::: SOURCE EXCERPT :::
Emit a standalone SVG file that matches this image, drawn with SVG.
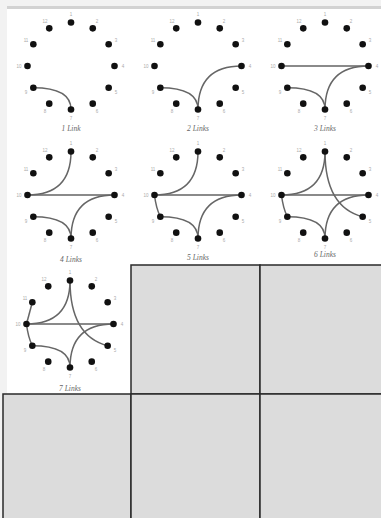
<svg xmlns="http://www.w3.org/2000/svg" xmlns:xlink="http://www.w3.org/1999/xlink" width="381" height="518" viewBox="0 0 381 518">
<style>
.dot{fill:#111}
.lbl{font-family:"Liberation Sans",Arial,sans-serif;font-size:4.5px;fill:#aaa;text-anchor:middle;dominant-baseline:central}
.cap{font-family:"Liberation Serif","Times New Roman",serif;font-style:italic;font-size:7.5px;fill:#666;text-anchor:middle}
.lk{fill:none;stroke:#666;stroke-width:1.5}
.hz{fill:none;stroke:#8a8a8a;stroke-width:2.2}
.box{fill:#dcdcdc;stroke:#2a2a2a;stroke-width:1.5}
</style>
<defs>
<g id="ring">
<circle class="dot" cx="0" cy="-43.5" r="3.3"/>
<circle class="dot" cx="21.75" cy="-37.67" r="3.3"/>
<circle class="dot" cx="37.67" cy="-21.75" r="3.3"/>
<circle class="dot" cx="43.5" cy="0" r="3.3"/>
<circle class="dot" cx="37.67" cy="21.75" r="3.3"/>
<circle class="dot" cx="21.75" cy="37.67" r="3.3"/>
<circle class="dot" cx="0" cy="43.5" r="3.3"/>
<circle class="dot" cx="-21.75" cy="37.67" r="3.3"/>
<circle class="dot" cx="-37.67" cy="21.75" r="3.3"/>
<circle class="dot" cx="-43.5" cy="0" r="3.3"/>
<circle class="dot" cx="-37.67" cy="-21.75" r="3.3"/>
<circle class="dot" cx="-21.75" cy="-37.67" r="3.3"/>
<text class="lbl" x="0" y="-52">1</text>
<text class="lbl" x="26" y="-45">2</text>
<text class="lbl" x="45" y="-26">3</text>
<text class="lbl" x="52" y="0">4</text>
<text class="lbl" x="45" y="26">5</text>
<text class="lbl" x="26" y="45">6</text>
<text class="lbl" x="0" y="52">7</text>
<text class="lbl" x="-26" y="45">8</text>
<text class="lbl" x="-45" y="26">9</text>
<text class="lbl" x="-52" y="0">10</text>
<text class="lbl" x="-45" y="-26">11</text>
<text class="lbl" x="-26" y="-45">12</text>
</g>
<path id="l97" d="M-37.67,21.75 Q0,21.75 0,43.5"/>
<path id="l74" d="M0,43.5 Q0,0 43.5,0"/>
<path id="l104" d="M-43.5,0 H43.5"/>
<path id="l110" d="M0,-43.5 Q0,0 -43.5,0"/>
<path id="l109" d="M-43.5,0 Q-42,13 -37.67,21.75"/>
<path id="l15" d="M0,-43.5 Q0,12 37.67,21.75"/>
<path id="l1011" d="M-43.5,0 L-37.67,-21.75"/>
</defs>
<rect x="0" y="0" width="381" height="518" fill="#ffffff"/>
<rect x="0" y="0" width="381" height="6" fill="#f2f2f2"/>
<rect x="0" y="0" width="7" height="518" fill="#f2f2f2"/>
<rect x="7" y="6" width="374" height="3" fill="#d2d2d2"/>

<g id="connectors">
<g transform="translate(71,66)"><use href="#l97" class="lk"/></g>
<g transform="translate(198,66)"><use href="#l97" class="lk"/><use href="#l74" class="lk"/></g>
<g transform="translate(325,66)"><use href="#l104" class="hz"/><use href="#l97" class="lk"/><use href="#l74" class="lk"/></g>
<g transform="translate(71,195)"><use href="#l104" class="hz"/><use href="#l97" class="lk"/><use href="#l74" class="lk"/><use href="#l110" class="lk"/></g>
<g transform="translate(198,195)"><use href="#l104" class="hz"/><use href="#l97" class="lk"/><use href="#l74" class="lk"/><use href="#l110" class="lk"/><use href="#l109" class="lk"/></g>
<g transform="translate(325,195)"><use href="#l104" class="hz"/><use href="#l97" class="lk"/><use href="#l74" class="lk"/><use href="#l110" class="lk"/><use href="#l109" class="lk"/><use href="#l15" class="lk"/></g>
<g transform="translate(70,324)"><use href="#l104" class="hz"/><use href="#l97" class="lk"/><use href="#l74" class="lk"/><use href="#l110" class="lk"/><use href="#l109" class="lk"/><use href="#l15" class="lk"/><use href="#l1011" class="lk"/></g>
</g>

<g id="cell1"><use href="#ring" x="71" y="66"/><text class="cap" x="71" y="131">1 Link</text></g>
<g id="cell2"><use href="#ring" x="198" y="66"/><text class="cap" x="198" y="131">2 Links</text></g>
<g id="cell3"><use href="#ring" x="325" y="66"/><text class="cap" x="325" y="131">3 Links</text></g>
<g id="cell4"><use href="#ring" x="71" y="195"/><text class="cap" x="71" y="262">4 Links</text></g>
<g id="cell5"><use href="#ring" x="198" y="195"/><text class="cap" x="198" y="260">5 Links</text></g>
<g id="cell6"><use href="#ring" x="325" y="195"/><text class="cap" x="325" y="257">6 Links</text></g>
<g id="cell7"><use href="#ring" x="70" y="324"/><text class="cap" x="70" y="391">7 Links</text></g>

<g id="boxes">
<rect class="box" x="131" y="265" width="129" height="129"/>
<rect class="box" x="260" y="265" width="122" height="129"/>
<rect class="box" x="3" y="394" width="128" height="125"/>
<rect class="box" x="131" y="394" width="129" height="125"/>
<rect class="box" x="260" y="394" width="122" height="125"/>
</g>
</svg>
:::
— WORK TO BE COMPLETED —
Omit pictures; set down the rest of the material word for word.

— WRITTEN ANSWER —
Emit a standalone SVG file that matches this image, drawn with SVG.
<svg xmlns="http://www.w3.org/2000/svg" xmlns:xlink="http://www.w3.org/1999/xlink" width="381" height="518" viewBox="0 0 381 518">
<style>
.dot{fill:#111}
.lbl{font-family:"Liberation Sans",Arial,sans-serif;font-size:4.5px;fill:#aaa;text-anchor:middle;dominant-baseline:central}
.cap{font-family:"Liberation Serif","Times New Roman",serif;font-style:italic;font-size:7.5px;fill:#666;text-anchor:middle}
.lk{fill:none;stroke:#666;stroke-width:1.5}
.hz{fill:none;stroke:#8a8a8a;stroke-width:2.2}
.box{fill:#dcdcdc;stroke:#2a2a2a;stroke-width:1.5}
</style>
<defs>
<g id="ring">
<circle class="dot" cx="0" cy="-43.5" r="3.3"/>
<circle class="dot" cx="21.75" cy="-37.67" r="3.3"/>
<circle class="dot" cx="37.67" cy="-21.75" r="3.3"/>
<circle class="dot" cx="43.5" cy="0" r="3.3"/>
<circle class="dot" cx="37.67" cy="21.75" r="3.3"/>
<circle class="dot" cx="21.75" cy="37.67" r="3.3"/>
<circle class="dot" cx="0" cy="43.5" r="3.3"/>
<circle class="dot" cx="-21.75" cy="37.67" r="3.3"/>
<circle class="dot" cx="-37.67" cy="21.75" r="3.3"/>
<circle class="dot" cx="-43.5" cy="0" r="3.3"/>
<circle class="dot" cx="-37.67" cy="-21.75" r="3.3"/>
<circle class="dot" cx="-21.75" cy="-37.67" r="3.3"/>
<text class="lbl" x="0" y="-52">1</text>
<text class="lbl" x="26" y="-45">2</text>
<text class="lbl" x="45" y="-26">3</text>
<text class="lbl" x="52" y="0">4</text>
<text class="lbl" x="45" y="26">5</text>
<text class="lbl" x="26" y="45">6</text>
<text class="lbl" x="0" y="52">7</text>
<text class="lbl" x="-26" y="45">8</text>
<text class="lbl" x="-45" y="26">9</text>
<text class="lbl" x="-52" y="0">10</text>
<text class="lbl" x="-45" y="-26">11</text>
<text class="lbl" x="-26" y="-45">12</text>
</g>
<path id="l97" d="M-37.67,21.75 Q0,21.75 0,43.5"/>
<path id="l74" d="M0,43.5 Q0,0 43.5,0"/>
<path id="l104" d="M-43.5,0 H43.5"/>
<path id="l110" d="M0,-43.5 Q0,0 -43.5,0"/>
<path id="l109" d="M-43.5,0 Q-42,13 -37.67,21.75"/>
<path id="l15" d="M0,-43.5 Q0,12 37.67,21.75"/>
<path id="l1011" d="M-43.5,0 L-37.67,-21.75"/>
</defs>
<rect x="0" y="0" width="381" height="518" fill="#ffffff"/>
<rect x="0" y="0" width="381" height="6" fill="#f2f2f2"/>
<rect x="0" y="0" width="7" height="518" fill="#f2f2f2"/>
<rect x="7" y="6" width="374" height="3" fill="#d2d2d2"/>

<g id="connectors">
<g transform="translate(71,66)"><use href="#l97" class="lk"/></g>
<g transform="translate(198,66)"><use href="#l97" class="lk"/><use href="#l74" class="lk"/></g>
<g transform="translate(325,66)"><use href="#l104" class="hz"/><use href="#l97" class="lk"/><use href="#l74" class="lk"/></g>
<g transform="translate(71,195)"><use href="#l104" class="hz"/><use href="#l97" class="lk"/><use href="#l74" class="lk"/><use href="#l110" class="lk"/></g>
<g transform="translate(198,195)"><use href="#l104" class="hz"/><use href="#l97" class="lk"/><use href="#l74" class="lk"/><use href="#l110" class="lk"/><use href="#l109" class="lk"/></g>
<g transform="translate(325,195)"><use href="#l104" class="hz"/><use href="#l97" class="lk"/><use href="#l74" class="lk"/><use href="#l110" class="lk"/><use href="#l109" class="lk"/><use href="#l15" class="lk"/></g>
<g transform="translate(70,324)"><use href="#l104" class="hz"/><use href="#l97" class="lk"/><use href="#l74" class="lk"/><use href="#l110" class="lk"/><use href="#l109" class="lk"/><use href="#l15" class="lk"/><use href="#l1011" class="lk"/></g>
</g>

<g id="cell1"><use href="#ring" x="71" y="66"/><text class="cap" x="71" y="131">1 Link</text></g>
<g id="cell2"><use href="#ring" x="198" y="66"/><text class="cap" x="198" y="131">2 Links</text></g>
<g id="cell3"><use href="#ring" x="325" y="66"/><text class="cap" x="325" y="131">3 Links</text></g>
<g id="cell4"><use href="#ring" x="71" y="195"/><text class="cap" x="71" y="262">4 Links</text></g>
<g id="cell5"><use href="#ring" x="198" y="195"/><text class="cap" x="198" y="260">5 Links</text></g>
<g id="cell6"><use href="#ring" x="325" y="195"/><text class="cap" x="325" y="257">6 Links</text></g>
<g id="cell7"><use href="#ring" x="70" y="324"/><text class="cap" x="70" y="391">7 Links</text></g>

<g id="boxes">
<rect class="box" x="131" y="265" width="129" height="129"/>
<rect class="box" x="260" y="265" width="122" height="129"/>
<rect class="box" x="3" y="394" width="128" height="125"/>
<rect class="box" x="131" y="394" width="129" height="125"/>
<rect class="box" x="260" y="394" width="122" height="125"/>
</g>
</svg>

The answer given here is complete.